Minor nitpick: it did not use preprogrammed rules for scanning through the search tree, but it does use preprogrammed rules to enforce that no illegal moves are made during play.

▲

hulium a day ago | parent [-]

During play, yes, obviously you need an implementation of the game to play it. But in its planning tree, no:

> MuZero only masks legal actions at the root of the search tree where the environment can be queried, but does not perform any masking within the search tree. This is possible because the network rapidly learns not to predict actions that never occur in the trajectories it is trained on.

https://arxiv.org/pdf/1911.08265

▲

skywhopper 21 hours ago | parent [-]

That is exactly what the commenter was saying.

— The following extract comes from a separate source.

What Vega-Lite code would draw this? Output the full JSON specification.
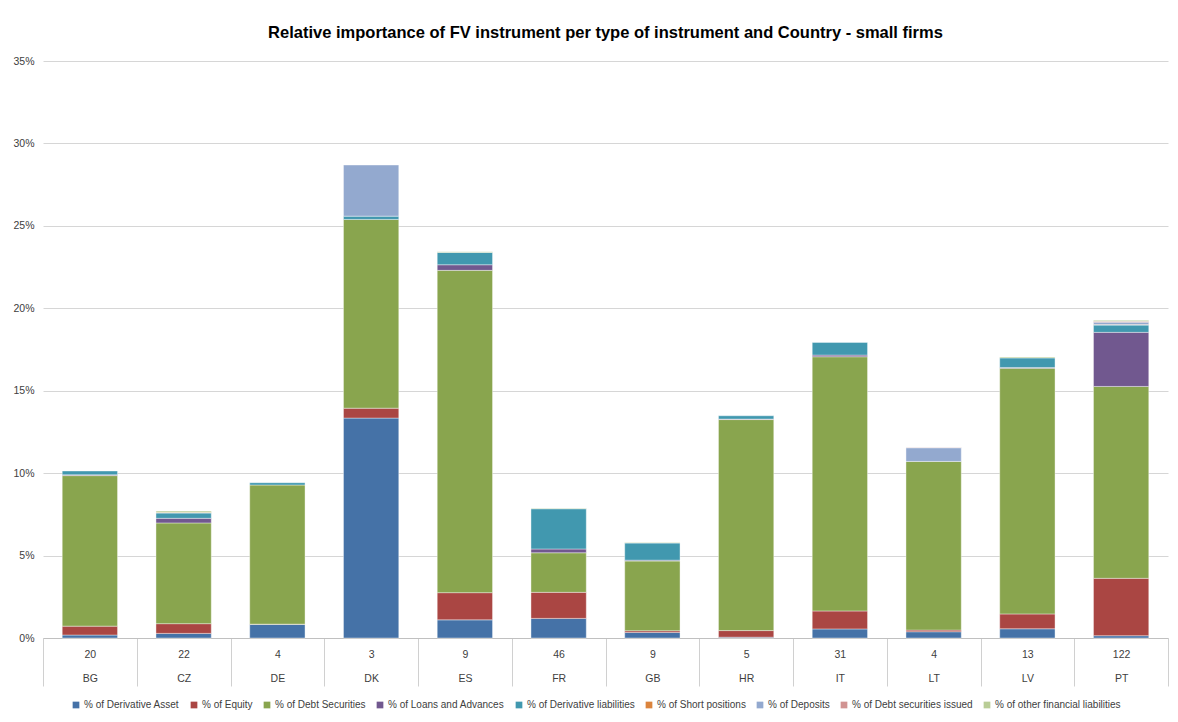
{
  "$schema": "https://vega.github.io/schema/vega-lite/v6.json",
  "width": 1125,
  "height": 577,
  "padding": {"left": 8, "top": 24, "right": 10, "bottom": 5},
  "background": "white",
  "title": {
    "text": "Relative importance of FV instrument per type of instrument and Country - small firms",
    "font": "Liberation Sans Narrow, Liberation Sans, sans-serif",
    "fontSize": 16.5,
    "fontWeight": "bold",
    "color": "#000000",
    "anchor": "middle",
    "offset": 15
  },
  "data": {
    "values": [
      {"cat": "20|BG", "series": "% of Derivative Asset", "k": 1, "value": 0.18},
      {"cat": "20|BG", "series": "% of Equity", "k": 2, "value": 0.54},
      {"cat": "20|BG", "series": "% of Debt Securities", "k": 3, "value": 9.13},
      {"cat": "20|BG", "series": "% of Loans and Advances", "k": 4, "value": 0.05},
      {"cat": "20|BG", "series": "% of Derivative liabilities", "k": 5, "value": 0.23},

      {"cat": "22|CZ", "series": "% of Derivative Asset", "k": 1, "value": 0.28},
      {"cat": "22|CZ", "series": "% of Equity", "k": 2, "value": 0.59},
      {"cat": "22|CZ", "series": "% of Debt Securities", "k": 3, "value": 6.11},
      {"cat": "22|CZ", "series": "% of Loans and Advances", "k": 4, "value": 0.28},
      {"cat": "22|CZ", "series": "% of Derivative liabilities", "k": 5, "value": 0.32},
      {"cat": "22|CZ", "series": "% of Short positions", "k": 6, "value": 0.04},
      {"cat": "22|CZ", "series": "% of other financial liabilities", "k": 9, "value": 0.08},

      {"cat": "4|DE", "series": "% of Derivative Asset", "k": 1, "value": 0.82},
      {"cat": "4|DE", "series": "% of Equity", "k": 2, "value": 0.02},
      {"cat": "4|DE", "series": "% of Debt Securities", "k": 3, "value": 8.44},
      {"cat": "4|DE", "series": "% of Derivative liabilities", "k": 5, "value": 0.14},

      {"cat": "3|DK", "series": "% of Derivative Asset", "k": 1, "value": 13.34},
      {"cat": "3|DK", "series": "% of Equity", "k": 2, "value": 0.6},
      {"cat": "3|DK", "series": "% of Debt Securities", "k": 3, "value": 11.45},
      {"cat": "3|DK", "series": "% of Derivative liabilities", "k": 5, "value": 0.2},
      {"cat": "3|DK", "series": "% of Deposits", "k": 7, "value": 3.1},

      {"cat": "9|ES", "series": "% of Derivative Asset", "k": 1, "value": 1.1},
      {"cat": "9|ES", "series": "% of Equity", "k": 2, "value": 1.65},
      {"cat": "9|ES", "series": "% of Debt Securities", "k": 3, "value": 19.55},
      {"cat": "9|ES", "series": "% of Loans and Advances", "k": 4, "value": 0.34},
      {"cat": "9|ES", "series": "% of Derivative liabilities", "k": 5, "value": 0.75},
      {"cat": "9|ES", "series": "% of other financial liabilities", "k": 9, "value": 0.04},

      {"cat": "46|FR", "series": "% of Derivative Asset", "k": 1, "value": 1.19},
      {"cat": "46|FR", "series": "% of Equity", "k": 2, "value": 1.58},
      {"cat": "46|FR", "series": "% of Debt Securities", "k": 3, "value": 2.4},
      {"cat": "46|FR", "series": "% of Loans and Advances", "k": 4, "value": 0.23},
      {"cat": "46|FR", "series": "% of Derivative liabilities", "k": 5, "value": 2.44},
      {"cat": "46|FR", "series": "% of other financial liabilities", "k": 9, "value": 0.03},

      {"cat": "9|GB", "series": "% of Derivative Asset", "k": 1, "value": 0.34},
      {"cat": "9|GB", "series": "% of Equity", "k": 2, "value": 0.1},
      {"cat": "9|GB", "series": "% of Debt Securities", "k": 3, "value": 4.23},
      {"cat": "9|GB", "series": "% of Loans and Advances", "k": 4, "value": 0.05},
      {"cat": "9|GB", "series": "% of Derivative liabilities", "k": 5, "value": 1.04},
      {"cat": "9|GB", "series": "% of other financial liabilities", "k": 9, "value": 0.03},

      {"cat": "5|HR", "series": "% of Derivative Asset", "k": 1, "value": 0.05},
      {"cat": "5|HR", "series": "% of Equity", "k": 2, "value": 0.4},
      {"cat": "5|HR", "series": "% of Debt Securities", "k": 3, "value": 12.8},
      {"cat": "5|HR", "series": "% of Loans and Advances", "k": 4, "value": 0.03},
      {"cat": "5|HR", "series": "% of Derivative liabilities", "k": 5, "value": 0.2},

      {"cat": "31|IT", "series": "% of Derivative Asset", "k": 1, "value": 0.55},
      {"cat": "31|IT", "series": "% of Equity", "k": 2, "value": 1.09},
      {"cat": "31|IT", "series": "% of Debt Securities", "k": 3, "value": 15.42},
      {"cat": "31|IT", "series": "% of Loans and Advances", "k": 4, "value": 0.1},
      {"cat": "31|IT", "series": "% of Derivative liabilities", "k": 5, "value": 0.77},

      {"cat": "4|LT", "series": "% of Derivative Asset", "k": 1, "value": 0.38},
      {"cat": "4|LT", "series": "% of Equity", "k": 2, "value": 0.1},
      {"cat": "4|LT", "series": "% of Debt Securities", "k": 3, "value": 10.23},
      {"cat": "4|LT", "series": "% of Deposits", "k": 7, "value": 0.83},
      {"cat": "4|LT", "series": "% of Debt securities issued", "k": 8, "value": 0.02},

      {"cat": "13|LV", "series": "% of Derivative Asset", "k": 1, "value": 0.56},
      {"cat": "13|LV", "series": "% of Equity", "k": 2, "value": 0.9},
      {"cat": "13|LV", "series": "% of Debt Securities", "k": 3, "value": 14.9},
      {"cat": "13|LV", "series": "% of Loans and Advances", "k": 4, "value": 0.05},
      {"cat": "13|LV", "series": "% of Derivative liabilities", "k": 5, "value": 0.58},
      {"cat": "13|LV", "series": "% of other financial liabilities", "k": 9, "value": 0.05},

      {"cat": "122|PT", "series": "% of Derivative Asset", "k": 1, "value": 0.14},
      {"cat": "122|PT", "series": "% of Equity", "k": 2, "value": 3.48},
      {"cat": "122|PT", "series": "% of Debt Securities", "k": 3, "value": 11.64},
      {"cat": "122|PT", "series": "% of Loans and Advances", "k": 4, "value": 3.28},
      {"cat": "122|PT", "series": "% of Derivative liabilities", "k": 5, "value": 0.44},
      {"cat": "122|PT", "series": "% of Short positions", "k": 6, "value": 0.03},
      {"cat": "122|PT", "series": "% of Deposits", "k": 7, "value": 0.15},
      {"cat": "122|PT", "series": "% of Debt securities issued", "k": 8, "value": 0.05},
      {"cat": "122|PT", "series": "% of other financial liabilities", "k": 9, "value": 0.06}
    ]
  },
  "mark": {"type": "bar", "width": {"band": 0.59}, "stroke": "#ffffff", "strokeWidth": 0.4},
  "encoding": {
    "x": {
      "field": "cat",
      "type": "nominal",
      "sort": null,
      "scale": {"paddingInner": 0, "paddingOuter": 0},
      "axis": {
        "title": null,
        "labelAngle": 0,
        "labelExpr": "split(datum.label, '|')",
        "labelFont": "Liberation Sans, sans-serif",
        "labelFontSize": 10.5,
        "labelColor": "#404040",
        "labelLineHeight": 24,
        "labelBaseline": "top",
        "labelPadding": -37,
        "tickBand": "extent",
        "tickSize": 48,
        "tickColor": "#d0d0d0",
        "domainColor": "#c0c0c0",
        "grid": false
      }
    },
    "y": {
      "field": "value",
      "type": "quantitative",
      "aggregate": "sum",
      "stack": "zero",
      "scale": {"domain": [0, 35], "nice": false},
      "axis": {
        "title": null,
        "values": [0, 5, 10, 15, 20, 25, 30, 35],
        "labelExpr": "datum.value + '%'",
        "labelFont": "Liberation Sans, sans-serif",
        "labelFontSize": 10.5,
        "labelColor": "#404040",
        "domain": false,
        "ticks": false,
        "labelPadding": 9,
        "minExtent": 35,
        "maxExtent": 35,
        "gridColor": "#d6d6d6",
        "gridWidth": 1
      }
    },
    "order": {"field": "k", "type": "quantitative", "sort": "ascending"},
    "color": {
      "field": "series",
      "type": "nominal",
      "scale": {
        "domain": ["% of Derivative Asset", "% of Equity", "% of Debt Securities", "% of Loans and Advances", "% of Derivative liabilities", "% of Short positions", "% of Deposits", "% of Debt securities issued", "% of other financial liabilities"],
        "range": ["#4572A7", "#AA4643", "#89A54E", "#71588F", "#4198AF", "#DB843D", "#93A9CF", "#D19392", "#B9CD96"]
      },
      "legend": {
        "title": null,
        "orient": "none",
        "legendX": 28,
        "legendY": 639,
        "direction": "horizontal",
        "columns": 9,
        "symbolType": "square",
        "symbolSize": 45,
        "symbolStrokeWidth": 0,
        "labelFont": "Liberation Sans, sans-serif",
        "labelFontSize": 10,
        "labelColor": "#404040",
        "columnPadding": 9,
        "labelOffset": 3
      }
    }
  },
  "config": {
    "view": {"stroke": null}
  }
}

	▲	Zacharias030 16 hours ago \| parent \| next [-]
		It is consistent with what the commenter was saying. In any case, for Go - with a mild amount of expert knowledge - this limitation is most likely quite irrelevant unless in very rare endgame situations, or special superko setups, where a lack of moves or solutions push some probability to moves that look like wishful thinking. I think this is not a significant limitation of the work (not that any parent claimed otherwise). MuZero is acting in an environment with prescribed actions, it’s just “planning with a learned model” and without access to the simulation environment. —- What I am less convinced by was the claim that MuZero reaches higher performance than previous AlphaZero variants. What is the comparison based on? Iso-flops, Iso-search depth, iso self play games, iso wallclock time? What would make sense here? Each AlphaGo paper was trained on some sort of embarrassingly parallel compute cluster, but all included the punchlines for general audiences that “in just 30 hours” some performance level was reached.
	▲	gnfargbl 20 hours ago \| parent \| prev [-]
		The more detailed clarification on what "preprogrammed rules" actually means in this case made the entire discussion significantly more clear to me. I think it was helpful.